À sua frente o horizonte se expande Agora, abrindo espaço Para que você caminhe passos jamais antes ousados.


Aqui, no despontar deste novo dia Olhe com coragem Para o alto e para além de onde estamos, A Pedra, o Rio, a Árvore, o seu país. Não menos ao pobre do que ao rico, Não menos a você agora do que ao dinossauro então.


Aqui, no despontar deste novo dia, Você deve olhar confiante para o alto e para além E olhar também, fundo, nos olhos da sua irmã, No rosto do seu irmão, Do seu país, E dizer simplesmente Com uma esperança que já não cabe mais em si Aquela que seria a mais banal das frases: “Bom dia!”


(Tradução de Mauro Catopodis)


Com esse poema, que coloca em foco uma relação horizontal entre os homens, o reino animal, vegetal e mineral, ancorando a responsabilidade dos homens para a manutenção do presente e a construção do futuro, o dizer "Bom dia" sinaliza a instauração de uma civilidade necessária e possível.

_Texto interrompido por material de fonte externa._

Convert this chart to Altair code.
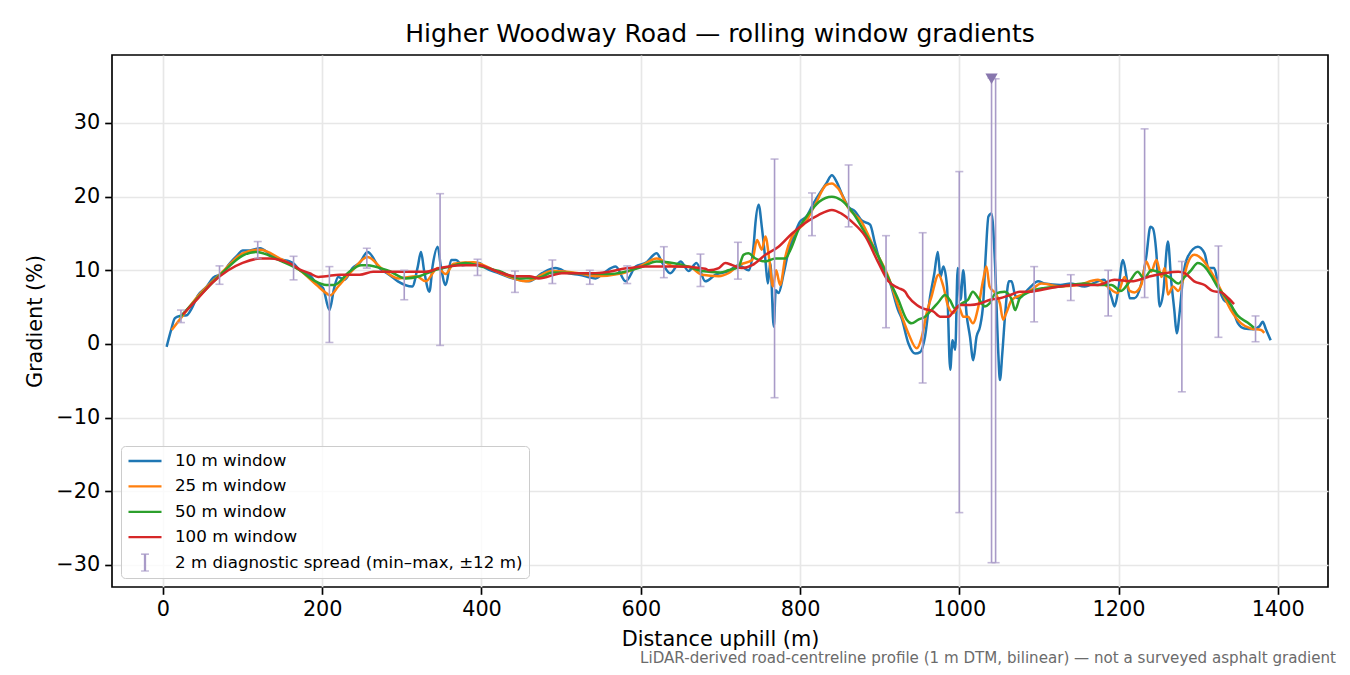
"""
Rolling window gradient profile for Higher Woodway Road.
"""
import pandas as pd
import altair as alt

# Series: (distance uphill m, gradient %)
win_10m = [(4.6, -0.4), (10, 1.8), (15, 3.5), (21, 3.8), (30, 3.9), (36, 4.8), (44, 6.6), (55, 7.8),
           (63, 9.0), (75, 9.6), (82, 10.7), (94, 12.1), (100, 12.7), (109, 12.7), (122, 13.0),
           (134, 12.2), (147, 11.5), (159, 11.2), (163, 11.0), (172, 10.0), (184, 9.4), (193, 8.2),
           (201, 7.6), (209, 4.6), (215, 7.6), (220, 9.1), (228, 8.7), (238, 10.3), (247, 11.0),
           (257, 12.5), (272, 10.3), (284, 9.4), (295, 8.5), (313, 7.8), (320, 10.5), (324, 12.5),
           (328, 9.9), (334.6, 7.1), (338.5, 10.5), (345, 13.2), (349, 10.5), (355, 8.0), (362, 11.4),
           (368, 11.4), (376, 10.7), (397, 11.0), (405, 10.3), (422, 9.6), (439, 8.9), (460, 8.5),
           (476, 9.6), (493, 10.3), (510, 9.6), (522.6, 9.4), (543.5, 8.9), (553, 9.6), (568.5, 10.5),
           (581, 8.5), (593.6, 10.5), (606, 11.0), (620, 12.3), (627, 11.0), (637, 9.6), (650, 11.2),
           (660, 9.9), (670, 11.0), (681, 8.5), (694, 9.4), (710.5, 9.9), (723, 10.7), (735.6, 10.0),
           (742, 13.7), (744, 16.4), (748, 18.9), (752, 15.9), (756.5, 11.4), (759.6, 8.2),
           (762.7, 11.0), (767, 2.35), (769.5, 7.3), (773, 6.9), (779.5, 9.6), (786, 12.8),
           (792, 14.6), (800, 16.6), (808, 17.3), (817, 19.1), (825, 20.5), (833, 21.8), (840, 22.9),
           (846, 22.0), (852, 20.5), (861, 18.6), (869, 18.0), (877, 16.8), (888, 16.2), (894, 13.7),
           (898.5, 11.9), (907, 9.6), (911, 8.9), (923.5, 4.5), (927.5, 3.5), (936, 0.1),
           (944.5, -1.3), (951, -1.1), (957, 1.0), (963.3, 6.4), (968.7, 9.6), (973, 12.5),
           (976.3, 9.1), (980, 10.5), (984.6, 7.8), (988.6, -3.5), (991.5, 0.5), (994.9, -0.8),
           (998, 10.3), (1001.6, 6.0), (1005, 10.0), (1009, 4.2), (1013.4, 1.0), (1017.5, -2.2),
           (1021.7, 1.0), (1026, 2.35), (1030, 5.5), (1033.3, 12.3), (1036.6, 17.3), (1040.5, 17.7),
           (1044.8, 11.0), (1049, -1.3), (1051, -4.9), (1054, -1.3), (1057.7, 4.2), (1062.3, 8.5),
           (1065.6, 8.5), (1070, 6.65), (1074, 6.2), (1082, 6.9), (1090, 7.8), (1099, 8.5),
           (1107, 8.2), (1127, 8.0), (1140, 8.2), (1157.5, 7.8), (1174, 8.5), (1182, 8.7),
           (1191, 6.4), (1195, 5.1), (1199, 6.9), (1205.5, 11.4), (1210, 9.1), (1214, 6.2),
           (1220, 6.2), (1228.5, 8.2), (1234.8, 11.85), (1240, 15.9), (1243, 15.7), (1247.5, 12.3),
           (1251.6, 5.1), (1256, 6.9), (1262, 13.9), (1266, 8.7), (1270, 4.6), (1273, 1.45),
           (1277, 4.6), (1281, 9.1), (1287, 11.85), (1299.5, 13.2), (1308, 12.3), (1313, 10.3),
           (1320, 10.3), (1326, 7.6), (1332, 6.0), (1341, 5.3), (1350, 2.8), (1358, 2.1),
           (1369, 2.0), (1377, 2.4), (1381, 3.0), (1385, 2.0), (1391, 0.5)]

win_25m = [(11, 1.9), (21, 3.3), (44, 6.5), (75, 9.8), (100, 12.3), (122, 12.8), (147, 11.6),
           (172, 10.0), (193, 8.0), (205, 6.9), (210, 6.6), (220, 7.8), (238, 10.0), (257, 11.8),
           (275, 10.2), (296, 8.9), (318, 9.2), (330, 8.5), (345, 10.3), (355, 9.5), (365, 10.9),
           (390, 11.1), (420, 9.8), (456, 8.5), (489, 9.9), (522, 9.6), (543, 9.2), (577, 9.6),
           (602, 10.7), (620, 11.6), (643, 10.5), (660, 10.5), (677, 9.4), (698, 9.2), (710, 9.6),
           (723, 10.7), (740, 11.4), (746, 14.1), (752, 12.8), (756.5, 14.6), (761.5, 11.4),
           (766, 7.8), (770, 10.0), (775, 8.0), (781.5, 11.8), (790, 14.6), (806, 16.4), (819, 18.9),
           (833, 21.6), (840, 21.8), (848, 21.1), (861, 18.4), (877, 16.6), (894, 12.8),
           (911, 9.1), (923.5, 5.1), (936, 1.45), (946.6, -0.6), (953, 1.0), (959, 4.2), (965, 6.4),
           (974, 9.4), (980, 7.8), (986, 5.1), (992.6, 4.2), (999, 5.1), (1005, 3.7), (1011, 3.7),
           (1017, 2.8), (1024, 5.1), (1030, 8.7), (1034, 10.5), (1038, 7.8), (1045, 6.9),
           (1051, 5.5), (1055, 3.3), (1059, 4.2), (1066, 6.0), (1078, 6.65), (1090, 7.3),
           (1103, 8.2), (1127, 7.8), (1149, 8.0), (1174, 8.7), (1186, 7.8), (1199, 6.9),
           (1207.6, 9.1), (1214, 7.2), (1220, 7.0), (1228.5, 8.0), (1234.8, 11.2), (1241, 9.8),
           (1247.5, 11.4), (1254, 9.1), (1258, 10.3), (1262, 6.7), (1268.5, 7.8), (1275, 7.2),
           (1281, 8.7), (1287, 11.0), (1295, 12.1), (1304, 11.6), (1312, 10.5), (1320, 9.1),
           (1329, 7.2), (1341, 4.6), (1354, 2.8), (1366, 2.1), (1379, 1.9), (1383, 1.5)]

win_50m = [(21, 3.6), (44, 6.3), (75, 9.7), (100, 12.0), (117, 12.5), (147, 11.3), (172, 10.0),
           (190, 8.6), (205, 8.0), (215, 8.0), (234, 9.8), (249, 10.7), (255, 10.7), (284, 9.9),
           (305, 8.9), (322, 9.2), (338.5, 9.9), (360, 10.5), (380, 11.0), (400, 10.5), (422, 9.9),
           (447, 8.9), (472, 9.0), (489, 9.7), (522, 9.6), (560, 9.5), (600, 10.4), (620, 11.2),
           (650, 10.8), (677, 9.9), (700, 9.7), (710, 10.0), (723, 10.5), (729, 12.1), (735, 12.3),
           (744, 11.6), (756.5, 11.2), (769, 11.6), (781.5, 11.6), (788, 12.8), (798, 15.5),
           (811, 17.7), (824, 19.3), (840, 20.0), (852, 19.5), (865, 18.0), (882, 15.0),
           (898.5, 11.85), (911, 8.9), (923.5, 6.0), (934, 3.3), (940, 2.8), (948.6, 3.3),
           (957, 3.7), (965, 4.6), (974, 5.7), (982, 6.65), (988, 6.0), (994.6, 4.8), (1003, 5.5),
           (1011, 6.0), (1017, 7.1), (1024, 6.2), (1032, 5.1), (1038, 5.5), (1045, 6.8),
           (1057, 7.1), (1066, 6.0), (1070, 4.6), (1076, 6.2), (1089, 7.1), (1107, 7.6),
           (1127, 7.8), (1157, 8.2), (1174, 8.0), (1191, 8.0), (1203, 7.2), (1214, 8.5),
           (1224, 9.8), (1232, 8.9), (1241, 10.0), (1254, 9.6), (1266, 8.9), (1275, 8.2),
           (1283, 9.1), (1291, 10.0), (1299.5, 11.0), (1308, 10.5), (1316, 9.3), (1324, 7.8),
           (1337, 6.0), (1350, 3.8), (1362, 2.9), (1370, 2.2)]

win_100m = [(25, 4.0), (44, 6.2), (63, 8.4), (82, 10.0), (100, 11.0), (122, 11.6), (134, 11.6),
            (147, 11.4), (160, 10.9), (172, 10.1), (184, 9.6), (195, 9.1), (205, 9.2), (222, 9.4),
            (247, 9.4), (264, 9.8), (296, 9.8), (330, 9.8), (347, 10.3), (376, 10.7), (397, 10.7),
            (418, 9.9), (443, 9.2), (460, 9.2), (472, 8.9), (501, 9.6), (543, 9.6), (585, 10.3),
            (606, 10.5), (647, 10.5), (681, 10.2), (685.5, 10.0), (698, 10.3), (706, 11.0),
            (715, 10.7), (727, 10.3), (740, 10.7), (756.5, 12.1), (773, 13.2), (790, 15.0),
            (806, 16.4), (823, 17.5), (840, 18.2), (852, 17.7), (865, 16.6), (882, 14.6),
            (898.5, 11.0), (911, 8.5), (923.5, 7.6), (932, 7.1), (936, 6.4), (946.6, 5.3),
            (955, 4.8), (967.5, 4.4), (976, 3.7), (986.5, 3.7), (992.6, 4.4), (1001, 5.3),
            (1013.5, 5.3), (1026, 5.5), (1038.6, 6.0), (1051, 6.2), (1064, 6.65), (1076, 7.1),
            (1089, 7.1), (1101, 7.3), (1126.6, 7.8), (1149, 8.0), (1174, 8.0), (1195, 8.7),
            (1216, 8.5), (1237, 9.1), (1258, 9.6), (1275, 9.8), (1283, 9.6), (1295, 8.5),
            (1308, 8.0), (1318, 7.2), (1329, 7.0), (1339, 6.1), (1345, 5.4)]

# 2 m diagnostic spread: position, min, max
spread_dist = [22.6, 71, 119, 164, 209, 256, 303, 348, 395, 442, 489, 536, 583, 629, 675, 722,
               768, 815, 861, 908, 954, 1000, 1040.5, 1045.6, 1094, 1140, 1187, 1232.7, 1279.5,
               1325.4, 1372]
spread_min = [2.9, 8.1, 11.6, 8.7, 0.2, 10.3, 6.0, -0.2, 9.3, 7.0, 8.2, 8.1, 8.2, 9.0, 7.8, 8.8,
              -7.3, 14.7, 15.9, 2.2, -5.3, -22.9, -29.7, -29.7, 3.0, 5.9, 3.8, 6.3, -6.5, 0.9, 0.3]
spread_max = [4.6, 10.6, 13.9, 11.9, 10.5, 13.0, 10.0, 20.4, 11.5, 9.9, 11.4, 10.0, 10.6, 13.2,
              12.2, 13.8, 25.1, 20.5, 24.3, 14.7, 15.1, 23.4, 36.1, 36.0, 10.5, 9.4, 10.0, 29.2,
              11.2, 13.3, 3.8]
# Clipped spike marker
spike_dist = [1040.5]
spike_grad = [36.0]

labels = ["10 m window", "25 m window", "50 m window", "100 m window",
          "2 m diagnostic spread (min\u2013max, \u00b112 m)"]
colors = ["#1f77b4", "#ff7f0e", "#2ca02c", "#d62728", "#a99bc8"]
note = ("LiDAR-derived road-centreline profile (1 m DTM, bilinear) \u2014 "
        "not a surveyed asphalt gradient")

FONT = "DejaVu Sans"

# Long-form table for the lines.
frames = []
for label, pts in zip(labels[:4], [win_10m, win_25m, win_50m, win_100m]):
    f = pd.DataFrame(pts, columns=["dist", "grad"])
    f["series"] = label
    frames.append(f)
lines = pd.concat(frames, ignore_index=True)

spread = pd.DataFrame({"dist": spread_dist, "lo": spread_min, "hi": spread_max})
spread["series"] = labels[4]
caps = pd.concat([
    pd.DataFrame({"dist": spread_dist, "grad": spread_min}),
    pd.DataFrame({"dist": spread_dist, "grad": spread_max}),
], ignore_index=True)
caps["series"] = labels[4]
spike = pd.DataFrame({"dist": spike_dist, "grad": spike_grad})

xscale = alt.Scale(domain=[-64, 1463], nice=False, zero=False)
yscale = alt.Scale(domain=[-33.0, 39.23], nice=False, zero=False)

xaxis = alt.Axis(values=list(range(0, 1401, 200)), format="d", title="Distance uphill (m)")
yaxis = alt.Axis(values=list(range(-30, 31, 10)), title="Gradient (%)")

legend = alt.Legend(
    orient="bottom-left", offset=9, padding=6,
    fillColor="rgba(255,255,255,0.8)", strokeColor="#cccccc", cornerRadius=4,
    labelFont=FONT, labelFontSize=16.7, labelColor="black", labelLimit=600,
    labelOffset=12, symbolSize=1089, symbolStrokeWidth=2.3, symbolOpacity=1,
    clipHeight=18, rowPadding=7.4,
)
color = alt.Color("series:N", title=None, legend=legend,
                  scale=alt.Scale(domain=labels, range=colors))
shape = alt.Shape("series:N", title=None, legend=legend,
                  scale=alt.Scale(domain=labels, range=[
                      "stroke", "stroke", "stroke", "stroke",
                      "M0,-0.55L0,0.55M-0.24,-0.55L0.24,-0.55M-0.24,0.55L0.24,0.55"]))

x = alt.X("dist:Q", scale=xscale, axis=xaxis)
y = alt.Y("grad:Q", scale=yscale, axis=yaxis)

# One layer per window so the draw order matches (red on top).
layers = []
for label in labels[:4]:
    layers.append(
        alt.Chart(lines).transform_filter(alt.datum.series == label)
        .mark_line(strokeWidth=2.5, interpolate="monotone")
        .encode(x=x, y=y, color=color)
    )

rules = alt.Chart(spread).mark_rule(strokeWidth=1.6).encode(
    x=x, y=alt.Y("lo:Q", scale=yscale, axis=yaxis), y2="hi:Q", color=color
)
ticks = alt.Chart(caps).mark_tick(orient="horizontal", size=8, thickness=1.6).encode(
    x=x, y=y, color=color
)
marker = alt.Chart(spike).mark_point(shape="triangle-down", filled=True, size=150,
                                     opacity=1, color="#8776ad").encode(x=x, y=y)
# Invisible points that carry the merged colour/shape legend.
keys = alt.Chart(caps).mark_point(filled=False, opacity=0).encode(
    x=x, y=y, color=color, shape=shape
)
footnote = alt.Chart(pd.DataFrame({"note": [note]})).mark_text(
    align="right", baseline="alphabetic", font=FONT, fontSize=15.1, color="#6b6b6b"
).encode(x=alt.value(1224), y=alt.value(608), text="note:N")

chart = alt.layer(*layers, rules, ticks, marker, keys, footnote).properties(
    width=1216, height=532,
    autosize=alt.AutoSizeParams(type="none"),
    padding={"left": 104, "top": 47, "right": 14, "bottom": 79},
    title=alt.TitleParams(
        "Higher Woodway Road \u2014 rolling window gradients",
        font=FONT, fontSize=25, fontWeight="normal", color="black",
        anchor="middle", offset=8,
    ),
).configure_view(
    stroke="black", strokeWidth=1.67
).configure_axis(
    labelFont=FONT, labelFontSize=20.8, labelColor="black",
    titleFont=FONT, titleFontSize=20.8, titleFontWeight="normal", titleColor="black",
    tickColor="black", tickSize=7.3, tickWidth=1.67, labelPadding=5,
    domain=False, grid=True, gridColor="#e7e7e7", gridWidth=1.67,
).configure_axisX(
    titlePadding=10
).configure_axisY(
    titlePadding=10
)

chart.save("out.html", embed_options={"renderer": "svg", "actions": False})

Nesse ano de 2021, quando o apelo à civilidade e à responsabilidade se fazem deveras mais necessários, a posse também foi presenteada com uma poeta e sua voz. A jovem escritora negra Amanda Gorman, a mais nova a participar de uma cerimônia de posse, com seus 22 anos, performou "The hill we climb", "O monte que subimos" (tradução nossa). A imagem da natureza cantada por Maya também é evocada e nela a coletividade também se insere ("we"/"subimos)". A caminhada não será tão fácil, pois se trata de um monte, portanto exige fôlego, preparo, paciência, mas certamente caminhar é preciso para se chegar ao topo do monte.

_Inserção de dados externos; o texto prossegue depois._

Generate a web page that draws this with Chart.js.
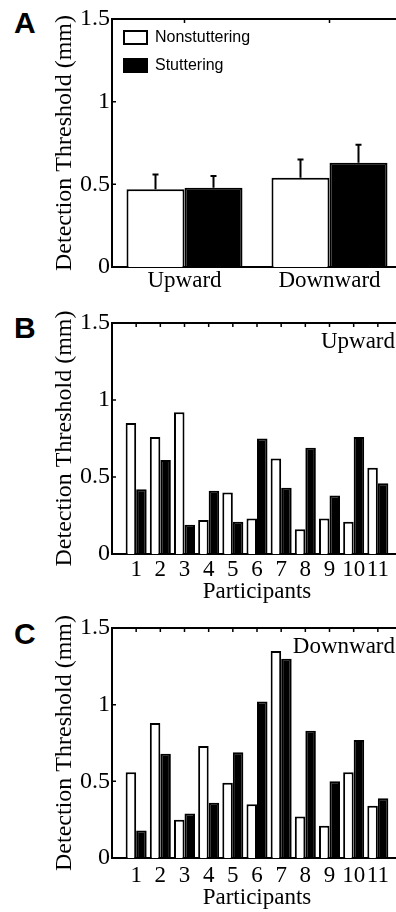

Que o apontamento de Maya se junte ao de Amanda, e a partir da pedra, avistando o caminho-futuro a se percorrer, que sigamos "no despontar desse novo dia" e que olhemos nos olhos dos nossos semelhantes, afirmando o necessidade da linguagem e do diálogo, sem deixar de olharmos ao nosso entorno e dizendo "Bom dia".